Once we close, several steps will take place to set up and activate the account including the creation of its banking access features for the borrower's use.

  • A welcome package is mailed to the borrower by our AIO Bank Servicer to the mailing address on file. It can take up to 60 days to accomplish these steps.

  • Upon receipt of the welcome package, the borrower gains full access to their AIO Line of Credit and can begin using it to manage their cash-flow to help lower their outstanding principal balance and interest cost. Those with strong monthly residual income tend to save the most.

First Payments After The Loan Funds

  • Interest begins accruing the day the loan funds. As part of the loan's closing structure and to ensure enough credit is available to fund the first interest payment, the maximum initial advance amount cannot exceed 99% of the approved line of credit.

  • It may take up to 60 days to complete the account set-up and activation. It also provides borrowers with some liquidity once access is received.

  • The first payment equals the total daily interest that accrues between the day the loan funds to the end of the month activation is completed.

  • The first payment will draft from the All In One Loan™ Line of Credit on the 21st of the month, or the next business day if the 21st is a weekend or holiday.

  • As an example, if a loan funded on the 5th of June, which has 30 days, with a $300,000 principal loan balance and interest rate of 3.750%, and the account is activated on the 15th of July, which has 31 days, the first payment would equal the accrued daily interest from June 5th to July 31st (57 days) and be approximately $1,756.85 ($300,000 times 3.750% divided by 365 times 57 days). Therefore, approximately $1,756.85 would be drafted from the line of credit on the 21st of August automatically, or the next business day if the 21st is a weekend or holiday. From that point forward, all interest payments will be based on each months total daily interest expense.

Common Questions

What are the Terms?

  • 30-year home equity line of credit with an integrated sweep-checking account.

  • The credit limit is established in underwriting and is based on your qualifying characteristics.

  • The limit remains unchanged for the first 10-years then steps-down each month by 1/240th for the remaining 20 years until it reaches $0. This assures an easy payoff.

What happens when you make a deposit into the checking account?

  • Deposits are swept nightly to the HELOC-side of the account and applied to loan principal.
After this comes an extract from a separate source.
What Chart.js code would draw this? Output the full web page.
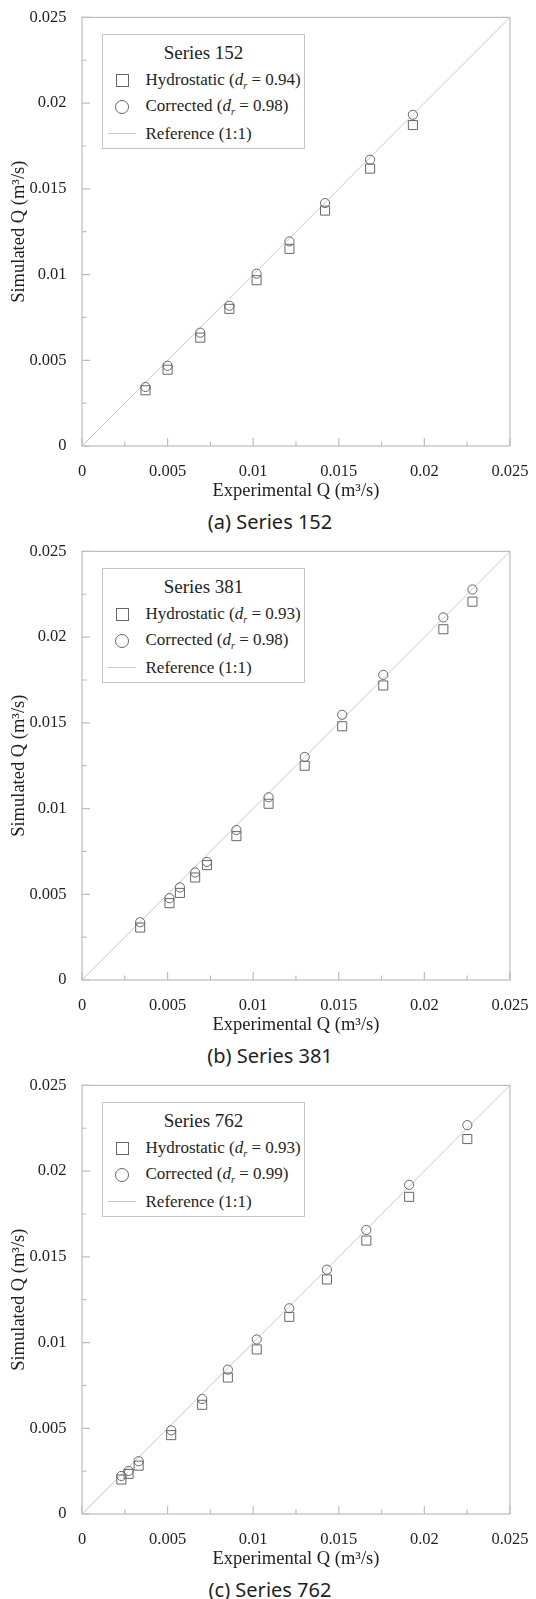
<!DOCTYPE html>
<html>
<head>
<meta charset="utf-8">
<title>Simulated vs experimental discharge</title>
<script src="https://cdn.jsdelivr.net/npm/chart.js@4.4.1/dist/chart.umd.min.js"></script>
<style>
  html, body { margin: 0; padding: 0; background: #fff; }
  #page { position: relative; width: 536px; height: 1599px; overflow: hidden; }
  .panel { position: absolute; left: 0; width: 536px; height: 534px; }
  .panel canvas { position: absolute; left: 0; top: 0; }
  .caption {
    position: absolute; left: 0; top: 510px; width: 540px;
    text-align: center; font: 20px 'Noto Sans', sans-serif; line-height: 24px; color: #1e1e1e;
  }
  .legend {
    position: absolute; box-sizing: border-box; width: 203px; height: 115px;
    border: 1px solid #c6c6c6; background: #fff;
    font-family: 'Liberation Serif', serif; color: #1e1e1e;
  }
  .legend .ttl { text-align: center; font-size: 19px; line-height: 24px; margin: 6px 0 2px; }
  .legend .row { display: flex; align-items: center; height: 26.5px; font-size: 17px; white-space: nowrap; }
  .legend .sym { width: 38px; height: 26px; display: flex; justify-content: center; align-items: center; }
  .legend .txt { padding-left: 4.5px; }
  .legend .sq { width: 11px; height: 11px; border: 1px solid #666; }
  .legend .ci { width: 12px; height: 12px; border: 1px solid #666; border-radius: 50%; }
  .legend .ln { width: 28px; height: 0; border-top: 1px solid #c8c8c8; }
  .legend sub { font-size: 0.6em; }
</style>
</head>
<body>
<div id="page"></div>
<script>
// Experimental vs simulated discharge (m3/s).
const EXP_152 = [0.00371, 0.0050, 0.00691, 0.00861, 0.0102, 0.01212, 0.0142, 0.01683, 0.01933];
const HYD_152 = [0.00325, 0.00445, 0.00632, 0.0080, 0.00967, 0.0115, 0.01373, 0.01618, 0.01872];
const COR_152 = [0.00344, 0.00468, 0.00661, 0.00818, 0.01005, 0.01193, 0.01417, 0.0167, 0.01932];
const DR_152 = [0.94, 0.98];

const EXP_381 = [0.0034, 0.00511, 0.00572, 0.00661, 0.0073, 0.00902, 0.0109, 0.01301, 0.0152, 0.0176, 0.02111, 0.02281];
const HYD_381 = [0.00306, 0.00448, 0.00508, 0.00598, 0.0067, 0.00839, 0.01028, 0.0125, 0.0148, 0.01718, 0.02046, 0.02207];
const COR_381 = [0.00337, 0.00477, 0.0054, 0.00627, 0.00689, 0.00875, 0.01066, 0.01301, 0.01547, 0.0178, 0.02115, 0.02278];
const DR_381 = [0.93, 0.98];

const EXP_762 = [0.0023, 0.00272, 0.00331, 0.00521, 0.00702, 0.00852, 0.01021, 0.01211, 0.01431, 0.01661, 0.01911, 0.02251];
const HYD_762 = [0.00201, 0.00234, 0.00282, 0.0046, 0.00637, 0.00796, 0.0096, 0.0115, 0.01368, 0.01595, 0.0185, 0.02187];
const COR_762 = [0.00222, 0.00251, 0.00308, 0.00488, 0.00671, 0.00842, 0.01018, 0.012, 0.01425, 0.01657, 0.0192, 0.02268];
const DR_762 = [0.93, 0.99];

const SERIES_NAMES = ['152', '381', '762'];
const PANEL_LETTERS = ['a', 'b', 'c'];
const LEGEND_NAMES = ['Hydrostatic', 'Corrected', 'Reference (1:1)'];
const REF_LINE = [0, 0.025];
const MAJOR_TICKS = [0, 0.005, 0.01, 0.015, 0.02, 0.025];
const MINOR_TICKS = [0.0025, 0.0075, 0.0125, 0.0175, 0.0225];
const TICK_LABELS = ['0', '0.005', '0.01', '0.015', '0.02', '0.025'];
const X_TITLE = 'Experimental Q (m\u00b3/s)';
const Y_TITLE = 'Simulated Q (m\u00b3/s)';

const INK = '#1e1e1e';
const FRAME = '#bdbdbd';
const MARK = '#666666';
const REF = '#c8c8c8';
const SERIF = "'Liberation Serif', 'Times New Roman', serif";
const PANEL_PITCH = 534;

const pairs = (xs, ys) => xs.map((x, i) => ({ x, y: ys[i] }));

// plot frame plus the short inward tick marks
const frame = {
    id: 'frame',
    beforeDatasetsDraw(chart) {
        const { ctx, chartArea: a, scales: { x, y } } = chart;
        ctx.save();
        ctx.strokeStyle = FRAME;
        ctx.lineWidth = 1.2;
        ctx.strokeRect(a.left, a.top, a.width, a.height);
        ctx.beginPath();
        const mark = (v, len) => {
            const px = x.getPixelForValue(v);
            const py = y.getPixelForValue(v);
            ctx.moveTo(px, a.bottom); ctx.lineTo(px, a.bottom - len);
            ctx.moveTo(a.left, py); ctx.lineTo(a.left + len, py);
        };
        MAJOR_TICKS.forEach(v => mark(v, 8));
        MINOR_TICKS.forEach(v => mark(v, 4.5));
        ctx.stroke();
        ctx.restore();
    },
};

// legend box as HTML so d_r can be italic with a subscript
const htmlLegend = {
    id: 'htmlLegend',
    afterUpdate(chart, args, opts) {
        const box = opts.el;
        box.style.left = (chart.chartArea.left + 20) + 'px';
        box.style.top = (chart.chartArea.top + 17) + 'px';
        const syms = ['sq', 'ci', 'ln'];
        let html = '<div class="ttl">' + opts.title + '</div>';
        LEGEND_NAMES.forEach((name, i) => {
            let txt = name;
            if (i < 2) txt += ' (<i>d<sub>r</sub></i> = ' + opts.dr[i].toFixed(2) + ')';
            html += '<div class="row"><span class="sym"><span class="' + syms[i] + '"></span></span>' +
                '<span class="txt">' + txt + '</span></div>';
        });
        box.innerHTML = html;
    },
};

function axis(title, isX) {
    return {
        type: 'linear',
        min: 0,
        max: 0.025,
        afterBuildTicks: s => { s.ticks = MAJOR_TICKS.map(v => ({ value: v })); },
        afterFit: s => { if (isX) s.height = 60; else s.width = 82; },
        grid: { display: false },
        border: { display: false },
        ticks: {
            color: INK,
            padding: 7.5,
            autoSkip: false,
            maxRotation: 0,
            font: { family: SERIF, size: 16.5 },
            callback: (v, i) => TICK_LABELS[i],
        },
        title: {
            display: true,
            text: title,
            color: INK,
            font: { family: SERIF, size: 18.5 },
            padding: isX ? { top: 0, bottom: 4 } : { top: 8, bottom: 0 },
        },
    };
}

const PANELS = [
    { exp: EXP_152, hyd: HYD_152, cor: COR_152, dr: DR_152 },
    { exp: EXP_381, hyd: HYD_381, cor: COR_381, dr: DR_381 },
    { exp: EXP_762, hyd: HYD_762, cor: COR_762, dr: DR_762 },
];

const page = document.getElementById('page');

PANELS.forEach((p, i) => {
    const div = document.createElement('div');
    div.className = 'panel';
    div.style.top = (i * PANEL_PITCH) + 'px';
    const canvas = document.createElement('canvas');
    canvas.width = 536;
    canvas.height = 506;
    const legend = document.createElement('div');
    legend.className = 'legend';
    const cap = document.createElement('div');
    cap.className = 'caption';
    cap.textContent = '(' + PANEL_LETTERS[i] + ') Series ' + SERIES_NAMES[i];
    div.append(canvas, legend, cap);
    page.appendChild(div);

    new Chart(canvas, {
        type: 'scatter',
        data: {
            datasets: [
                {
                    label: LEGEND_NAMES[0],
                    data: pairs(p.exp, p.hyd),
                    pointStyle: 'rect',
                    pointRadius: 6.4,
                    borderColor: MARK,
                    backgroundColor: 'rgba(0,0,0,0)',
                    borderWidth: 1,
                },
                {
                    label: LEGEND_NAMES[1],
                    data: pairs(p.exp, p.cor),
                    pointStyle: 'circle',
                    pointRadius: 4.6,
                    borderColor: MARK,
                    backgroundColor: 'rgba(0,0,0,0)',
                    borderWidth: 1,
                },
                {
                    label: LEGEND_NAMES[2],
                    data: pairs(REF_LINE, REF_LINE),
                    showLine: true,
                    pointRadius: 0,
                    borderColor: REF,
                    borderWidth: 1,
                },
            ],
        },
        options: {
            responsive: false,
            animation: false,
            layout: { padding: { top: 14, right: 19.5, left: 0, bottom: 0 } },
            plugins: {
                legend: { display: false },
                tooltip: { enabled: false },
                htmlLegend: { el: legend, title: 'Series ' + SERIES_NAMES[i], dr: p.dr },
            },
            scales: {
                x: axis(X_TITLE, true),
                y: axis(Y_TITLE, false),
            },
        },
        plugins: [frame, htmlLegend],
    });
});
</script>
</body>
</html>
This makes higher use of idle money in order to save monthly interest expense on the mortgage, even prior to being spent.

How do you access money to pay bills?

  • Deposited cash and home equity dollars become one and remain available for use 24/7 over the 30-year term of the HELOC.

  • Money can be accessed through the ATM-VISA cards, by writing checks or paying bills and transferring funds online through the All In One Loan bank portal and your mobile device.

Pay it off as quickly as you want

  • There is no amortized payment schedule to hold you back.

  • Clients eliminate upwards of 10% of their principal balance annually or more and payoff in half the time or less compared to a traditional mortgage.

  • The key is your banking behavior. If you spend less than you earn each month, chances are you make a great candidate.

How much can you borrow?

  • The maximum loan amount is $2 Million; however, exceptions may be made when loan-to-value levels are low.

Can you take cash out at closing?

  • Cash can be disbursed at closing to help fund near-term financial goals up to 80% of the value of the home to $1 Million, 75% to $1.5 Million and 70% to $2 Million.

  • For investment properties, there is a maximum amount limit. Check with Ray.

What comes with the checking account?

  • This account will be available 2-4 weeks after closing.

  • The checking account comes with all the same features you're accustomed to with a traditional bank account, including ATM Debit Point-Of-Sale (POS) VISA card access, checks, bill-pay, external account transfer, direct deposit, mobile banking and much more. It's a complete checking account with a team of customer service agents to rely on.

Is the Rate fixed?

  • Although there are options for a short, fixed periods 3-5 years, once the fixed rate period ends, the loan will begin to adjust monthly. Which means your loan’s interest rate can change every month throughout the term not fixed.

Are adjustable rate mortgages risky?

  • The All In One Loan isn't your typical adjustable-rate mortgage that amortizes your payments and principal reduction. For cash-flow positive borrowers it is designed to generate savings even if the rate rises. That's because the key to lowering the cost of borrowed money is lowering the amount owed (in which interest is computed) as well as reducing the time in debt. The faster loan principal is repaid the greater the savings. As an example, a 2.500% mortgage designed to pay-off in 30-years is more expensive than a 10.000% mortgage that pays-off in 5.

What Index is used?

  • The loan is based on a popular index, the 1-year CMT, (Constant Maturity Treasury Index, CMTN1Y).

  • It's a measure of the average yield of treasuries. Over the last 25 years, it has averaged about 2.1%. It changes regularly and is reported on daily in the Wall Street Journal. We use the value that is published on the first business day of each month.

  • Is the index volatile?

  • The One-Year Constant Maturity Treasury Rate (CMT) moves independently from most mortgage rates and trends similarly with the Effective Federal Funds Rate and monetary policies set by the Federal Open Market Committee (The Fed).

  • The Fed regularly meets each year and makes critical decisions that influence the nation's economic growth and money supply.

Is there a rate cap?

  • Yes. There is both a floor-rate and a ceiling cap. The floor-rate is determined by the occupancy of the home being financed while the ceiling-cap is 6% above the initial rate when the loan closes.

  • Additionally, the five-year fixed option comes with subsequent adjustment caps of 2% on months 61 and 62.

Is my low-rate mortgage better?

  • It depends on your management of your income and idle cash.

  • If you routinely spend more than you earn and use credit to supplement expenses, then a standard traditional mortgage may be more suitable.

  • If you are cash-flow positive and possess financial discipline, the All In One Loan may offer life changing benefits.

  • Remember, interest rate is only one-third of the cost equation. The principal balance owed and the length of time it takes to repay are the other two-thirds and can have a much greater impact.